We report experimental microfluidic measurements and theoretical modeling of elastoviscoplastic materials under steady, planar elongation. Employing a theory that allows the solid state to deform, we predict the yielding and flow dynamics of such complex materials in pure extensional flows. We find a significant deviation of the ratio of the elongational to the shear yield stress from the standard value predicted by ideal viscoplastic theory, which is attributed to the normal stresses that develop in the solid state prior to yielding.
Toothpaste, face creams, hair gel, mayonnaise and ketchup are household items that most people don’t think twice about, but in terms of their flow behavior, they have unusual properties. They’re all elasto-visco-plastic (EVP) materials, which behave like solids when at rest, but can yield to flow like liquids when placed under enough stress. Despite their ubiquity, the ability to model and predict their behavior relies on a theory that has only been shown to work under certain conditions.
Scientists from the Micro/Bio/Nanofluidics Unit at the Okinawa Institute of Science and Technology Graduate University (OIST) and the Laboratory of Fluid Mechanics and Rheology at the University of Patras have revealed insights about these materials by combining experiments with simulations. Their research, published in PNAS, suggests that the materials’ elasticity in its solid-like state is a key property that should be included in future models.
“Over the last decade, advances in microfluidics experiments have revealed many unexpected phenomena in the flow of EVP materials,” said Professor John Tsamopoulos, from the University of Patras. “Examples include the cusped shapes of bubbles in the gels and the loss of symmetry in the flow. These and other observations hinted that something was missing from the existing theory. Previous research in our lab suggested that elasticity, the ability of the material’s microstructure to deform before yielding, was the missing part of the puzzle.”

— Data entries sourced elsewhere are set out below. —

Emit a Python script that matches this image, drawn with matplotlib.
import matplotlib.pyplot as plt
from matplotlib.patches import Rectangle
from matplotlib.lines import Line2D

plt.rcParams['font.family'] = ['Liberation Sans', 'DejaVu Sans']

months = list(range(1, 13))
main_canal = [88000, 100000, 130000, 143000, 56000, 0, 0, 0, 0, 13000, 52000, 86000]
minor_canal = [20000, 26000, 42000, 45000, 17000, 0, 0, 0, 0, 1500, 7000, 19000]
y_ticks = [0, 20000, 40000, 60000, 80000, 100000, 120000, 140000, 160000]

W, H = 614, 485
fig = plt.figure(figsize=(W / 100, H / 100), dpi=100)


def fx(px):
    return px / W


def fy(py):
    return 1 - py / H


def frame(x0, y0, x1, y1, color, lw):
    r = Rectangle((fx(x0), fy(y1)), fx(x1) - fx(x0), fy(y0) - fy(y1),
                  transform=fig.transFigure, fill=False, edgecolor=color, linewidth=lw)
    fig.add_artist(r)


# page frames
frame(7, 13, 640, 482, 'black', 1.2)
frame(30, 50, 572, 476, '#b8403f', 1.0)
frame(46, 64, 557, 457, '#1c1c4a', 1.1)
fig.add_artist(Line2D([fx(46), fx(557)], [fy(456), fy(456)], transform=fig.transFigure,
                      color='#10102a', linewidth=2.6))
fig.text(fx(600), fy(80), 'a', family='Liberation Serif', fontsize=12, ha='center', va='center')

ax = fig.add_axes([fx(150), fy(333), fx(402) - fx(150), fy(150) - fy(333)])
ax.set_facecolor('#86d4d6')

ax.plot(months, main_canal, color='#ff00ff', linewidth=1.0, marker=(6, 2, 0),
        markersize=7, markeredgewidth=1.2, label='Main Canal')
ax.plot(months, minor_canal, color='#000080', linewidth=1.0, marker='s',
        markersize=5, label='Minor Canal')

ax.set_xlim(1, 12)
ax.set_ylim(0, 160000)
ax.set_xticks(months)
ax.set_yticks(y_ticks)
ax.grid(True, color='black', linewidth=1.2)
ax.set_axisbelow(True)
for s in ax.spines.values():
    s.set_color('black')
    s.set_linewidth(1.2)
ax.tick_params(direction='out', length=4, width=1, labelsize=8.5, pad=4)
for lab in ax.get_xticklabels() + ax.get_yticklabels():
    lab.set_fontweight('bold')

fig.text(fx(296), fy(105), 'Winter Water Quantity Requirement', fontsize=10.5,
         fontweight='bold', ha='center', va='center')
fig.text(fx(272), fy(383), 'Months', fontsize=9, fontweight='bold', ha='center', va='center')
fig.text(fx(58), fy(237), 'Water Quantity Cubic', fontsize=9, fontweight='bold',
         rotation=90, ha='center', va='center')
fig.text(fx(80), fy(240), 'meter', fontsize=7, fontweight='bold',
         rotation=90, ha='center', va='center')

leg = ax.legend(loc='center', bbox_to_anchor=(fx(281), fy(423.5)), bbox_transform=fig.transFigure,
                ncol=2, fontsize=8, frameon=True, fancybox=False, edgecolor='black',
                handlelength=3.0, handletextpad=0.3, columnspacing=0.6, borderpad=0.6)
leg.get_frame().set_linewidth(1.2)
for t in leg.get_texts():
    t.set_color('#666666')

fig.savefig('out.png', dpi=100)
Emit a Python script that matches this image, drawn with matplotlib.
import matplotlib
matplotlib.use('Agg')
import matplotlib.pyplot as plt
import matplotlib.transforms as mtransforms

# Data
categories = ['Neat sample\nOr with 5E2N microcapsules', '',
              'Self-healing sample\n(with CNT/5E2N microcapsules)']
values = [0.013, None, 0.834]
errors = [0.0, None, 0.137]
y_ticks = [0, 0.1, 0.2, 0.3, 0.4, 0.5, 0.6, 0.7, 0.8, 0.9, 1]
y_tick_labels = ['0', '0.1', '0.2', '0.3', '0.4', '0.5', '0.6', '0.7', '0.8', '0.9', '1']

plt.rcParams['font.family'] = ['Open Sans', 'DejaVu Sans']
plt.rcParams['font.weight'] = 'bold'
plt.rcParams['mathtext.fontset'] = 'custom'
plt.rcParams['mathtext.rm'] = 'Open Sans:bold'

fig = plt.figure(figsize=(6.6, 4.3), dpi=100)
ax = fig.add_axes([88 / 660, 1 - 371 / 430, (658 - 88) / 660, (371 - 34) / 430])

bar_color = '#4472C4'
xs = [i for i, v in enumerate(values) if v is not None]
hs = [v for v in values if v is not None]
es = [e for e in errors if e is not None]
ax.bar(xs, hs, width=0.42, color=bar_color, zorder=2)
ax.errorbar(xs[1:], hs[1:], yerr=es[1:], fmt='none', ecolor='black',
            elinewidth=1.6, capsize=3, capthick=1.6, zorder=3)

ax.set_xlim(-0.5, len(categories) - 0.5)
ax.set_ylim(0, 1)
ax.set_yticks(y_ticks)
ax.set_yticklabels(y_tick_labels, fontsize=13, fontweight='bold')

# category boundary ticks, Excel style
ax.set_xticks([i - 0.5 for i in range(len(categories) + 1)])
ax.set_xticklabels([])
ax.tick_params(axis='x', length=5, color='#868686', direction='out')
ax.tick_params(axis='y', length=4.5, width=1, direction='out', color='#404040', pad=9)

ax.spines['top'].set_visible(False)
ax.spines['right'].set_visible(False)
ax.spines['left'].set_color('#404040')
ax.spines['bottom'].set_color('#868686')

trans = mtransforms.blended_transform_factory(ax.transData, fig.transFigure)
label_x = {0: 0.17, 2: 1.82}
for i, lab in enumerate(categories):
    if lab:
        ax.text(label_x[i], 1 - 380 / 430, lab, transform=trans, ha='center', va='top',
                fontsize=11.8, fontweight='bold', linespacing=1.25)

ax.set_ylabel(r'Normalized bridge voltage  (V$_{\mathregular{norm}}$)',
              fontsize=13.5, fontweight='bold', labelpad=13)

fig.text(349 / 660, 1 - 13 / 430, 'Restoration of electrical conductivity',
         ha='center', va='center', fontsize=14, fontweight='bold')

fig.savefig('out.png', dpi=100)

Professor Amy Shen, who leads the OIST Unit, said, “Even when basic household items are set aside, having a fundamental understanding of how EVP materials flow is very useful, especially in biomedical science and geophysics.” For example, she explained, blood is an EVP material—it behaves like a solid at rest, but flows like a liquid in arteries. What’s more, she added, some 3-D-printed tissues and scaffolds can have EVP properties, and, on the geophysics side, volcanic lava behaves like an EVP material albeit on a much larger scale.
Previous experimental research on EVP materials has measured their behavior under shear flow, obtained when layers of fluid slide past each other. But, when it comes to the industrial processing and uses of these materials, such as fiber-spinning and circuit-board printing, it’s often the extensional flow—when the fluid is stretched—that’s more important.
The study of purely extensional flows is a great challenge in experimental fluid dynamics, and the extensional flow of EVP materials has never previously been successfully measured in experiments. To achieve this for the first time, Dr. Simon Haward, the group leader from the Micro/Bio/Nanofluidics Unit, used a novel microfluidic apparatus known as a cross-slot geometry. The apparatus comprised four channels that were all at right angles to each other.
“Inside the cross-slot geometry, we used a Pluronic solution, a well-known EVP material,” said Dr. Haward. “When we put pressure on the two inbound channels, which were located opposite to each other, the solution was pushed towards the center point and it came out of the other two channels. The resulting flow has a point at the center where the velocity goes to zero. In the two outbound channels, we generated an extensional flow where the fluid was stretched.”
Meanwhile, Professor Yannis Dimakopoulos and researchers at the University of Patras created a theoretical model and simulated the flow of two EVP materials—the Pluronic solution and another material called Carbopol. They showed that complex patterns arose in the flow, which included the presence of solidified regions surrounded by the liquid-state. Their findings matched the experiments performed at OIST.
“This model can describe simple EVP materials in shear, extensional and mixed flows. Although we only focused on two materials, it could be used on a wide variety with varying levels of elasticity, plasticity, viscosity, and other properties,” said Stelios Varchanis, a Ph.D. candidate at the University of Patras and first author of the paper. “This makes the model appropriate for simulating flows during the design and optimization of various industrial processes.”
This research suggests that the existing theory needs to be overhauled to include the elasticity of the material. “Depending on the amount of deformation that the EVP material can sustain before yielding, it will either behave in a way close to what is predicted by the existing theory or will behave more like a flowing elastic-solid,” said Stelios.
“The experiments at OIST complimented the simulations,” said Dr. Cameron Hopkins, from the OIST Micro/Bio/Nanofluidics Unit. “Even though the Pluronic solution that we studied only exhibits weak elastic effects, a small amount of asymmetry was observed in the flow indicating a deviation from purely fluid-like behavior, so the elasticity cannot be neglected. Our experiments provided strong support for the proposed modification of the theory.”